The line rings as true today in 2024, the 48th anniversary of Mao’s death, as it did when Behind the Forbidden Door: Travels in Unknown China, Tiziano Terzani’s colourful account of reporting from China, was published in 1985. It echoed a sentiment shared by many Chinese friends in the early 1980s.

Wu Zuguang (吳祖光, 1917-2003), playwright, film-maker and social critic expressed a similar idea when, over lunch in his Beijing home in the summer of 1980 he told me with considerable relish that only that morning at a meeting with pro-Mao Party elders at the Great Hall of the People he had referred to the deceased Great Helmsman as ‘Bandit Mao’ 毛賊 Máo zéi.

In the 1940s, Zuguang was an enthusiastic supporter of Mao and the Communists and, in late 1945, he was the young editor tasked with publishing ‘Snow’, Mao’s most famous poem, in the Chongqing press. The poem was widely seen as reflecting Mao’s imperial ambitions, something that Zuguang agreed with wholeheartedly (see For Truly Great Men, Look to This Age Alone for the text of the poem and a discussion of its significance).

Over lunch that day, and with his wife Xin Fengxia glaring disapprovingly, Zuguang went on to tell me when addressing the gathering at the Great Hall he had gestured towards Tiananmen Gate and declared unequivocally that as long as Mao’s portrait hung over Tiananmen Square and his embalmed corpse occupied its heart China ‘would never really know peace’ 永無寧日.

National Day facelift, Tiananmen, Beijing.

A few months earlier, in January 1980, the Sichuan writer Sun Jingxuan 孫靜軒 published a poem in which he had ominously warned that,

A loathsome spectre
Prowls the desolation of our land.

adapted from The Unbuilt Wall of Sorrow

In Shades of Mao: the Posthumous Cult of the Great Leader (New York, 1995), my study of the post-1989 popular Mao revival, I observed that ‘Chairman Mao has entered the stream of Chinese history as man, icon, and myth, and there is little doubt that the Cult of the early 1990s is only the first of the revivals he will experience in what promises to be a long and successful posthumous career.’

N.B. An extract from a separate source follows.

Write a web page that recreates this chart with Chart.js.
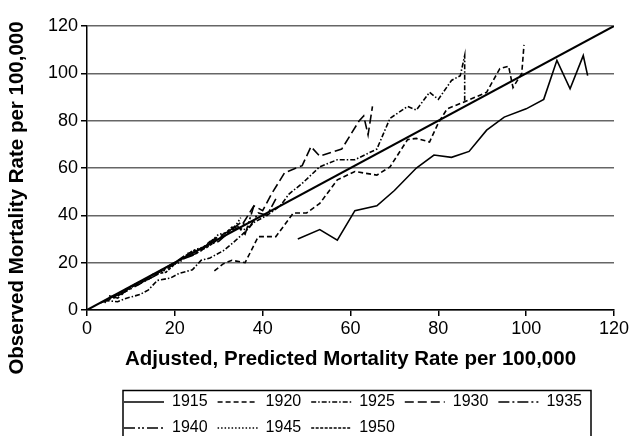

Mao is the tutelary deity that animates and inspires Xi Jinping’s Empire of Tedium. In it, gestures towards tradition meld with a worldview of unabashed ambition and political hubris. Paranoid, pusillanimous, reactive and vindictive, the Xi-ist Zeitgeist has seen the re-animation of many traits of the Maoist past and po-faced self-righteous high dudgeon cloaks contemporary China.

From 2009, Party leaders promoted the idea that socialist China enjoyed a reputation for its ‘charisma, empathy and influence’ 感召力、親和力、影響力. They did so even as they demonstrated their approach to international affairs at the Copenhagen Climate Summit in December that year. Today, Xi’s China has oodles of rizz, but it’s all in negative territory and Beijing seems smugly satisfied that, for many, it is neither liked nor likeable.